TASK DIRECTIONS ->
Begin with the first line of the material and write out each line exactly, ending with the line that contains "(0,0) rectangle (880,549);". Pictures are not part of the copy.
===== GIVEN DATA =====
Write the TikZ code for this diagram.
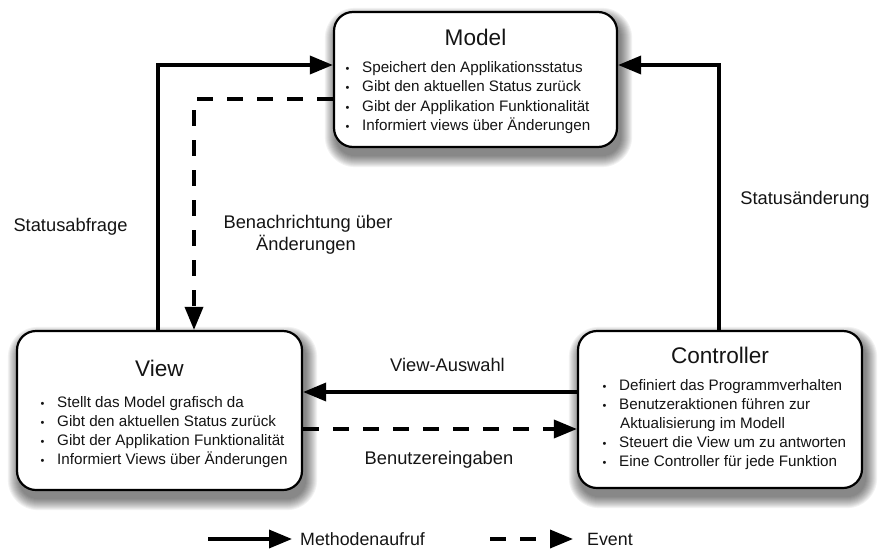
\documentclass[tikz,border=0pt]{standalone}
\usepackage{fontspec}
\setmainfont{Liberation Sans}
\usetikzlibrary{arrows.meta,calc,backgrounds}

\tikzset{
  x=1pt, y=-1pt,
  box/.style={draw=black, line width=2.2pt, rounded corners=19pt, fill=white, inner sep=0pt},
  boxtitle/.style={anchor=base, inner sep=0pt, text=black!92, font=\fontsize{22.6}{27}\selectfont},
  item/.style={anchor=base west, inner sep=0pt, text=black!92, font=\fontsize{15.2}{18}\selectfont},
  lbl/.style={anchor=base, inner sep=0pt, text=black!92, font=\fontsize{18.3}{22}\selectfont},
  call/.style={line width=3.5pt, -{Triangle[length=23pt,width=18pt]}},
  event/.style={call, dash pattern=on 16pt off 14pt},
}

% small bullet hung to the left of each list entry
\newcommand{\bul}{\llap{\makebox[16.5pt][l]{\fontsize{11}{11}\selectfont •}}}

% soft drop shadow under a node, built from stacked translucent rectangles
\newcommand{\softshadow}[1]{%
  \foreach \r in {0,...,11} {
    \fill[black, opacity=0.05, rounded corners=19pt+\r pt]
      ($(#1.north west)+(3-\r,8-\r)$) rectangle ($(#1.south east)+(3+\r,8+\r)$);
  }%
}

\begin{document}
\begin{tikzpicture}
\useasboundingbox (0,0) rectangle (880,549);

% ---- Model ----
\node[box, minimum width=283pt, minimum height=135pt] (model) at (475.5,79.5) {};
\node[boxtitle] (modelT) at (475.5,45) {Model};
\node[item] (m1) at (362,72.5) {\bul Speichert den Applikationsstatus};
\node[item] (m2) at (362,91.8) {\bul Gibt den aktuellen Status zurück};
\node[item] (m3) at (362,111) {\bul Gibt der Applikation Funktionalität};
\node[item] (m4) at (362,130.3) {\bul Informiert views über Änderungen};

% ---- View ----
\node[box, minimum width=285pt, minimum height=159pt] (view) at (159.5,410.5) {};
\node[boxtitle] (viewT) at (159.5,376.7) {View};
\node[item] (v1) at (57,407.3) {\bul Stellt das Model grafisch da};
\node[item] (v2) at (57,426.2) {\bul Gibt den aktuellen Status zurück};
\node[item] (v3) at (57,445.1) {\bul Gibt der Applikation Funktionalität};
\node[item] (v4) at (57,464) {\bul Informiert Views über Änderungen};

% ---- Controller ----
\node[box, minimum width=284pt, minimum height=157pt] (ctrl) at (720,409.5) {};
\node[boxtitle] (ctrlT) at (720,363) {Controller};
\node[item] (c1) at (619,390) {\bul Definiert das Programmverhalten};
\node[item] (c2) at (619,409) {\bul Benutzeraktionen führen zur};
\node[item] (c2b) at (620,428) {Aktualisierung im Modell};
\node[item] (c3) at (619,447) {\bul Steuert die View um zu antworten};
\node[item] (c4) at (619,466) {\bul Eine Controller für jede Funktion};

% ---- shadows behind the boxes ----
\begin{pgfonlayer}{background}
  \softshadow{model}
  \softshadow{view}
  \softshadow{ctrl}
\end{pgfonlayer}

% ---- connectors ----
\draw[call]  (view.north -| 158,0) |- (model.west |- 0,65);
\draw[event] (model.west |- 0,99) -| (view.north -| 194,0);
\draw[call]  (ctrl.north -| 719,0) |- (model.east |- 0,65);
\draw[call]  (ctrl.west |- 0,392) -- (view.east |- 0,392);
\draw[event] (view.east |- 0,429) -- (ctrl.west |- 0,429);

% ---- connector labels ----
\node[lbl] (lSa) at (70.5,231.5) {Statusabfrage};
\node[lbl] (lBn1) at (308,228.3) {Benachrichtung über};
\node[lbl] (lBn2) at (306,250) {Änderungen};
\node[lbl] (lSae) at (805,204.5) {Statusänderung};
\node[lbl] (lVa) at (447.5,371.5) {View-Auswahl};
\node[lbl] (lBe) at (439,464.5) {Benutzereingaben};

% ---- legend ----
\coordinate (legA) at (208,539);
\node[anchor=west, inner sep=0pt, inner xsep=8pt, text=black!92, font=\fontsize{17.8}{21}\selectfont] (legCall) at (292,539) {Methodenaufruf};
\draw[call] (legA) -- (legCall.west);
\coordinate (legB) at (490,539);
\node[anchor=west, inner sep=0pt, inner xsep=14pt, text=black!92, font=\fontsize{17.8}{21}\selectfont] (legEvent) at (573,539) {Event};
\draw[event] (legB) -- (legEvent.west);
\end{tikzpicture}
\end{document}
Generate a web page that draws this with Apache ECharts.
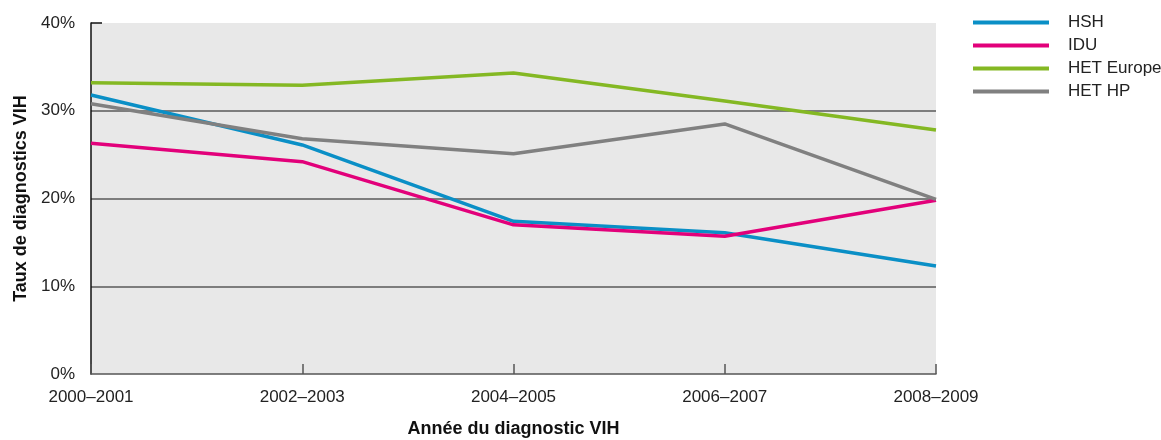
=====
SOLUTION TO THIS TASK ->
Write the TikZ code for this diagram.
\documentclass[tikz,border=0pt]{standalone}
\usepackage{fontspec}
\setmainfont{Liberation Sans}
\usetikzlibrary{arrows.meta,calc,backgrounds}

\tikzset{
  x=1pt, y=-1pt,
  box/.style={draw=black, line width=2.2pt, rounded corners=19pt, fill=white, inner sep=0pt},
  boxtitle/.style={anchor=base, inner sep=0pt, text=black!92, font=\fontsize{22.6}{27}\selectfont},
  item/.style={anchor=base west, inner sep=0pt, text=black!92, font=\fontsize{15.2}{18}\selectfont},
  lbl/.style={anchor=base, inner sep=0pt, text=black!92, font=\fontsize{18.3}{22}\selectfont},
  call/.style={line width=3.5pt, -{Triangle[length=23pt,width=18pt]}},
  event/.style={call, dash pattern=on 16pt off 14pt},
}

% small bullet hung to the left of each list entry
\newcommand{\bul}{\llap{\makebox[16.5pt][l]{\fontsize{11}{11}\selectfont •}}}

% soft drop shadow under a node, built from stacked translucent rectangles
\newcommand{\softshadow}[1]{%
  \foreach \r in {0,...,11} {
    \fill[black, opacity=0.05, rounded corners=19pt+\r pt]
      ($(#1.north west)+(3-\r,8-\r)$) rectangle ($(#1.south east)+(3+\r,8+\r)$);
  }%
}

\begin{document}
\begin{tikzpicture}
\useasboundingbox (0,0) rectangle (880,549);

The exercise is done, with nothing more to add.